▸ **Short problem**
Write out all of the lines below, exactly and completely.

▸ **Data shown**
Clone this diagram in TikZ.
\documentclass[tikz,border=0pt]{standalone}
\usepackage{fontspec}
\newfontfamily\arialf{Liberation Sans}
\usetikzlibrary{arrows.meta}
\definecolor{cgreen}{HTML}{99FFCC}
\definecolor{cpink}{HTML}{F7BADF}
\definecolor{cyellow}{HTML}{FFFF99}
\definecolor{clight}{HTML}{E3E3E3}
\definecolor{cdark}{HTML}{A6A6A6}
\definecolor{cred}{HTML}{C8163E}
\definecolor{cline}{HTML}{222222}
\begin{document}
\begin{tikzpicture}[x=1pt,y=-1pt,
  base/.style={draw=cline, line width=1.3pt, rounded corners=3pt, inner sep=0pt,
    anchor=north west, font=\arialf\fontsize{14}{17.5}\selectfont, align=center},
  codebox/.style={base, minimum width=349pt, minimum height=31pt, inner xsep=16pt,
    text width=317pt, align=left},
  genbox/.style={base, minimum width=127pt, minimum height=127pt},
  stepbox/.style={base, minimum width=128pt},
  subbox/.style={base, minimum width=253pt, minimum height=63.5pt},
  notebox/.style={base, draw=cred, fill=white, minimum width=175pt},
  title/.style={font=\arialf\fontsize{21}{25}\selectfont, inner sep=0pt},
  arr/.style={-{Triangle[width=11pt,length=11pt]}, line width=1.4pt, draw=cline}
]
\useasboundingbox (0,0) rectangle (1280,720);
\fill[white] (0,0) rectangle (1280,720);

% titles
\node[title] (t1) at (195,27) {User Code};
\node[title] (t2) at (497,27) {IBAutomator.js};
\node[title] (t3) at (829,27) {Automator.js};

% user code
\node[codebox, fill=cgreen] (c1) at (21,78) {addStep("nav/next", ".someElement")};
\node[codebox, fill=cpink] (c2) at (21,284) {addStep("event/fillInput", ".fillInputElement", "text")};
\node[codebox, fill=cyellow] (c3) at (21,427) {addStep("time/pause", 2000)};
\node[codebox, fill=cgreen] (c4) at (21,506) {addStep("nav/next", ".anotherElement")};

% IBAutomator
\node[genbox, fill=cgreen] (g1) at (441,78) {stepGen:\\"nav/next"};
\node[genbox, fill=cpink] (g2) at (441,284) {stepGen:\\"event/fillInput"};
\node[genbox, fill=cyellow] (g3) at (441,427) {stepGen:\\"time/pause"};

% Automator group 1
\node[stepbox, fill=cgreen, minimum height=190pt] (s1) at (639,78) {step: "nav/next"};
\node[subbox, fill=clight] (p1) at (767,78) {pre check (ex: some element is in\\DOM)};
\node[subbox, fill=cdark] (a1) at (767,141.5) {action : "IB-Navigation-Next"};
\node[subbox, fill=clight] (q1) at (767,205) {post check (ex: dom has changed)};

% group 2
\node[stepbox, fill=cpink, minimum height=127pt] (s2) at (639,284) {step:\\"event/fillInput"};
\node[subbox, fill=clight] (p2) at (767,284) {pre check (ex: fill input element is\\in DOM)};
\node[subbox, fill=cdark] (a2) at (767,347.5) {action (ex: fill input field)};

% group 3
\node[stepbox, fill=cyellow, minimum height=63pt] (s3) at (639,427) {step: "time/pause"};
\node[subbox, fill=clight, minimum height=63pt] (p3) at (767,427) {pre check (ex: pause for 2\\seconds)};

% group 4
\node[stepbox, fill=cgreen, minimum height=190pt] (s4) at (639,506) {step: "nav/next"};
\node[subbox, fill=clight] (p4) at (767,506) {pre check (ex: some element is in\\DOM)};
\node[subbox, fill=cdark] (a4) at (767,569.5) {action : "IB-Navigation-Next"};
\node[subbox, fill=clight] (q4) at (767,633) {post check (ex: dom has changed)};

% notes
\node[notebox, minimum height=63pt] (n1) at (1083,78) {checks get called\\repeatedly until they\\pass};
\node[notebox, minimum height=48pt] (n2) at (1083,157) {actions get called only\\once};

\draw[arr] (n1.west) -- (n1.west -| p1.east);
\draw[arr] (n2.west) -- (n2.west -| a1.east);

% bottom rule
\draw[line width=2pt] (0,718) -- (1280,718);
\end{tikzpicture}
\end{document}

▸ **Exercise result**
Clone this diagram in TikZ.
\documentclass[tikz,border=0pt]{standalone}
\usepackage{fontspec}
\newfontfamily\arialf{Liberation Sans}
\usetikzlibrary{arrows.meta}
\definecolor{cgreen}{HTML}{99FFCC}
\definecolor{cpink}{HTML}{F7BADF}
\definecolor{cyellow}{HTML}{FFFF99}
\definecolor{clight}{HTML}{E3E3E3}
\definecolor{cdark}{HTML}{A6A6A6}
\definecolor{cred}{HTML}{C8163E}
\definecolor{cline}{HTML}{222222}
\begin{document}
\begin{tikzpicture}[x=1pt,y=-1pt,
  base/.style={draw=cline, line width=1.3pt, rounded corners=3pt, inner sep=0pt,
    anchor=north west, font=\arialf\fontsize{14}{17.5}\selectfont, align=center},
  codebox/.style={base, minimum width=349pt, minimum height=31pt, inner xsep=16pt,
    text width=317pt, align=left},
  genbox/.style={base, minimum width=127pt, minimum height=127pt},
  stepbox/.style={base, minimum width=128pt},
  subbox/.style={base, minimum width=253pt, minimum height=63.5pt},
  notebox/.style={base, draw=cred, fill=white, minimum width=175pt},
  title/.style={font=\arialf\fontsize{21}{25}\selectfont, inner sep=0pt},
  arr/.style={-{Triangle[width=11pt,length=11pt]}, line width=1.4pt, draw=cline}
]
\useasboundingbox (0,0) rectangle (1280,720);
\fill[white] (0,0) rectangle (1280,720);

% titles
\node[title] (t1) at (195,27) {User Code};
\node[title] (t2) at (497,27) {IBAutomator.js};
\node[title] (t3) at (829,27) {Automator.js};

% user code
\node[codebox, fill=cgreen] (c1) at (21,78) {addStep("nav/next", ".someElement")};
\node[codebox, fill=cpink] (c2) at (21,284) {addStep("event/fillInput", ".fillInputElement", "text")};
\node[codebox, fill=cyellow] (c3) at (21,427) {addStep("time/pause", 2000)};
\node[codebox, fill=cgreen] (c4) at (21,506) {addStep("nav/next", ".anotherElement")};

% IBAutomator
\node[genbox, fill=cgreen] (g1) at (441,78) {stepGen:\\"nav/next"};
\node[genbox, fill=cpink] (g2) at (441,284) {stepGen:\\"event/fillInput"};
\node[genbox, fill=cyellow] (g3) at (441,427) {stepGen:\\"time/pause"};

% Automator group 1
\node[stepbox, fill=cgreen, minimum height=190pt] (s1) at (639,78) {step: "nav/next"};
\node[subbox, fill=clight] (p1) at (767,78) {pre check (ex: some element is in\\DOM)};
\node[subbox, fill=cdark] (a1) at (767,141.5) {action : "IB-Navigation-Next"};
\node[subbox, fill=clight] (q1) at (767,205) {post check (ex: dom has changed)};

% group 2
\node[stepbox, fill=cpink, minimum height=127pt] (s2) at (639,284) {step:\\"event/fillInput"};
\node[subbox, fill=clight] (p2) at (767,284) {pre check (ex: fill input element is\\in DOM)};
\node[subbox, fill=cdark] (a2) at (767,347.5) {action (ex: fill input field)};

% group 3
\node[stepbox, fill=cyellow, minimum height=63pt] (s3) at (639,427) {step: "time/pause"};
\node[subbox, fill=clight, minimum height=63pt] (p3) at (767,427) {pre check (ex: pause for 2\\seconds)};

% group 4
\node[stepbox, fill=cgreen, minimum height=190pt] (s4) at (639,506) {step: "nav/next"};
\node[subbox, fill=clight] (p4) at (767,506) {pre check (ex: some element is in\\DOM)};
\node[subbox, fill=cdark] (a4) at (767,569.5) {action : "IB-Navigation-Next"};
\node[subbox, fill=clight] (q4) at (767,633) {post check (ex: dom has changed)};

% notes
\node[notebox, minimum height=63pt] (n1) at (1083,78) {checks get called\\repeatedly until they\\pass};
\node[notebox, minimum height=48pt] (n2) at (1083,157) {actions get called only\\once};

\draw[arr] (n1.west) -- (n1.west -| p1.east);
\draw[arr] (n2.west) -- (n2.west -| a1.east);

% bottom rule
\draw[line width=2pt] (0,718) -- (1280,718);
\end{tikzpicture}
\end{document}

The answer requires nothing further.